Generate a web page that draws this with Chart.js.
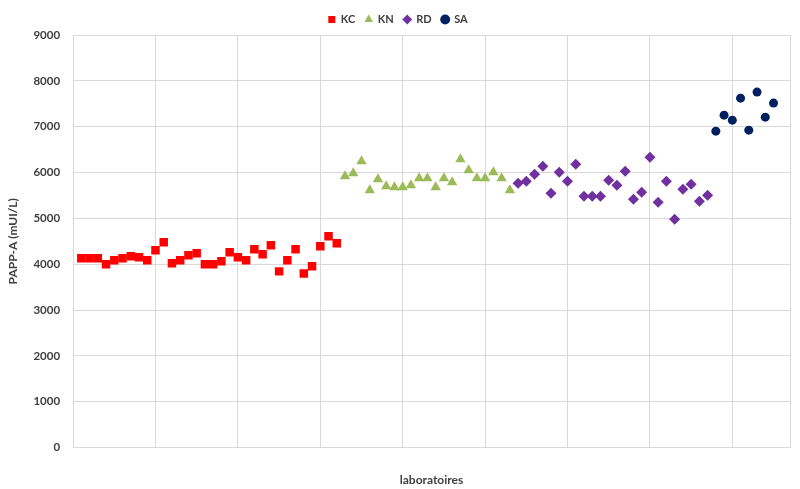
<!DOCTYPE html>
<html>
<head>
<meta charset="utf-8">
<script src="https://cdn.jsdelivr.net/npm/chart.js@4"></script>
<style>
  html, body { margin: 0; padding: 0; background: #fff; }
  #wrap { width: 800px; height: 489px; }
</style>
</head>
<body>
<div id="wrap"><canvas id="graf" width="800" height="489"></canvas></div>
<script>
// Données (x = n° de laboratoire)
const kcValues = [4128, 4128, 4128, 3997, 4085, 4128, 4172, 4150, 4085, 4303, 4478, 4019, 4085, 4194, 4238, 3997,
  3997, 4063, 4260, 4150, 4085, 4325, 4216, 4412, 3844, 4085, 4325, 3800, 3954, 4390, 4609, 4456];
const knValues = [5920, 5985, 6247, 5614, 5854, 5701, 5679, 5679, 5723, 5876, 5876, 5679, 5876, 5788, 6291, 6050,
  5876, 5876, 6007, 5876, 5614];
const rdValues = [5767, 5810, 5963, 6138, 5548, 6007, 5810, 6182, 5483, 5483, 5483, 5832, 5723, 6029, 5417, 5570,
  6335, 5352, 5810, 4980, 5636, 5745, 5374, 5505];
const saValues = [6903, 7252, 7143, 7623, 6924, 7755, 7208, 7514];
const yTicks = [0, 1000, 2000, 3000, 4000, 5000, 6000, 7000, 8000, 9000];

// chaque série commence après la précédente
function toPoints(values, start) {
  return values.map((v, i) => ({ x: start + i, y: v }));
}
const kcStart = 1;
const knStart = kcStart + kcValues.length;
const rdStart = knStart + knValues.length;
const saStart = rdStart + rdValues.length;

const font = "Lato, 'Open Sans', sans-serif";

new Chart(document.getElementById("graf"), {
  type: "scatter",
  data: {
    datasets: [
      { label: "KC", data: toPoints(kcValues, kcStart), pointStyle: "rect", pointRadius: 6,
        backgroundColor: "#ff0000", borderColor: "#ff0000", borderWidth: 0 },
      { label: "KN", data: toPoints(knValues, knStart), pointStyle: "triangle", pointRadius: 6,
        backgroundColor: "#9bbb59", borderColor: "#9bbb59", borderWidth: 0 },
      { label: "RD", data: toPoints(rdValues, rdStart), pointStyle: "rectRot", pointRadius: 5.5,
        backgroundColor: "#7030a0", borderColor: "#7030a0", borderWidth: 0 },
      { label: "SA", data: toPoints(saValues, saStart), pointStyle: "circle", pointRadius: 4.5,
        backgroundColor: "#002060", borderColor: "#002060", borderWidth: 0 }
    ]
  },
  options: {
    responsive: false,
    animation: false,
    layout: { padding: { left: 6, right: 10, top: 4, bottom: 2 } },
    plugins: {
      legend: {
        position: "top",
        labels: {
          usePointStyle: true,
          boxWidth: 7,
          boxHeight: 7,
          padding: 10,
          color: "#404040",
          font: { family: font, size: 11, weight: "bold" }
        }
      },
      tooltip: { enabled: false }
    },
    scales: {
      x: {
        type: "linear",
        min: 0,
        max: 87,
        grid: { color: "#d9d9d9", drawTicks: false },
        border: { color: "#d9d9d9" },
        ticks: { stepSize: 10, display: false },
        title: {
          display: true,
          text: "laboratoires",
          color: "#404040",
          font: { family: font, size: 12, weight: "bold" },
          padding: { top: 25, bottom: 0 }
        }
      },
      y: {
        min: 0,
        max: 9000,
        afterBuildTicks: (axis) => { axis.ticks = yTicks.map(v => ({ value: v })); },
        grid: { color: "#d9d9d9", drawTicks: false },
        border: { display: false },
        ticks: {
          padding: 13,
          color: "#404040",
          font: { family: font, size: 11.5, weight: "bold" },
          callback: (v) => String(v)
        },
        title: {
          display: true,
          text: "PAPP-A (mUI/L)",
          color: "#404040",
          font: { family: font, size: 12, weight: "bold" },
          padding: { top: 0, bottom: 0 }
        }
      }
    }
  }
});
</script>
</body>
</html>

**Exercise aim**
Quote the listing above in full, except for the pictures.

**Solution to the exercise**
Generate a web page that draws this with Chart.js.
<!DOCTYPE html>
<html>
<head>
<meta charset="utf-8">
<script src="https://cdn.jsdelivr.net/npm/chart.js@4"></script>
<style>
  html, body { margin: 0; padding: 0; background: #fff; }
  #wrap { width: 800px; height: 489px; }
</style>
</head>
<body>
<div id="wrap"><canvas id="graf" width="800" height="489"></canvas></div>
<script>
// Données (x = n° de laboratoire)
const kcValues = [4128, 4128, 4128, 3997, 4085, 4128, 4172, 4150, 4085, 4303, 4478, 4019, 4085, 4194, 4238, 3997,
  3997, 4063, 4260, 4150, 4085, 4325, 4216, 4412, 3844, 4085, 4325, 3800, 3954, 4390, 4609, 4456];
const knValues = [5920, 5985, 6247, 5614, 5854, 5701, 5679, 5679, 5723, 5876, 5876, 5679, 5876, 5788, 6291, 6050,
  5876, 5876, 6007, 5876, 5614];
const rdValues = [5767, 5810, 5963, 6138, 5548, 6007, 5810, 6182, 5483, 5483, 5483, 5832, 5723, 6029, 5417, 5570,
  6335, 5352, 5810, 4980, 5636, 5745, 5374, 5505];
const saValues = [6903, 7252, 7143, 7623, 6924, 7755, 7208, 7514];
const yTicks = [0, 1000, 2000, 3000, 4000, 5000, 6000, 7000, 8000, 9000];

// chaque série commence après la précédente
function toPoints(values, start) {
  return values.map((v, i) => ({ x: start + i, y: v }));
}
const kcStart = 1;
const knStart = kcStart + kcValues.length;
const rdStart = knStart + knValues.length;
const saStart = rdStart + rdValues.length;

const font = "Lato, 'Open Sans', sans-serif";

new Chart(document.getElementById("graf"), {
  type: "scatter",
  data: {
    datasets: [
      { label: "KC", data: toPoints(kcValues, kcStart), pointStyle: "rect", pointRadius: 6,
        backgroundColor: "#ff0000", borderColor: "#ff0000", borderWidth: 0 },
      { label: "KN", data: toPoints(knValues, knStart), pointStyle: "triangle", pointRadius: 6,
        backgroundColor: "#9bbb59", borderColor: "#9bbb59", borderWidth: 0 },
      { label: "RD", data: toPoints(rdValues, rdStart), pointStyle: "rectRot", pointRadius: 5.5,
        backgroundColor: "#7030a0", borderColor: "#7030a0", borderWidth: 0 },
      { label: "SA", data: toPoints(saValues, saStart), pointStyle: "circle", pointRadius: 4.5,
        backgroundColor: "#002060", borderColor: "#002060", borderWidth: 0 }
    ]
  },
  options: {
    responsive: false,
    animation: false,
    layout: { padding: { left: 6, right: 10, top: 4, bottom: 2 } },
    plugins: {
      legend: {
        position: "top",
        labels: {
          usePointStyle: true,
          boxWidth: 7,
          boxHeight: 7,
          padding: 10,
          color: "#404040",
          font: { family: font, size: 11, weight: "bold" }
        }
      },
      tooltip: { enabled: false }
    },
    scales: {
      x: {
        type: "linear",
        min: 0,
        max: 87,
        grid: { color: "#d9d9d9", drawTicks: false },
        border: { color: "#d9d9d9" },
        ticks: { stepSize: 10, display: false },
        title: {
          display: true,
          text: "laboratoires",
          color: "#404040",
          font: { family: font, size: 12, weight: "bold" },
          padding: { top: 25, bottom: 0 }
        }
      },
      y: {
        min: 0,
        max: 9000,
        afterBuildTicks: (axis) => { axis.ticks = yTicks.map(v => ({ value: v })); },
        grid: { color: "#d9d9d9", drawTicks: false },
        border: { display: false },
        ticks: {
          padding: 13,
          color: "#404040",
          font: { family: font, size: 11.5, weight: "bold" },
          callback: (v) => String(v)
        },
        title: {
          display: true,
          text: "PAPP-A (mUI/L)",
          color: "#404040",
          font: { family: font, size: 12, weight: "bold" },
          padding: { top: 0, bottom: 0 }
        }
      }
    }
  }
});
</script>
</body>
</html>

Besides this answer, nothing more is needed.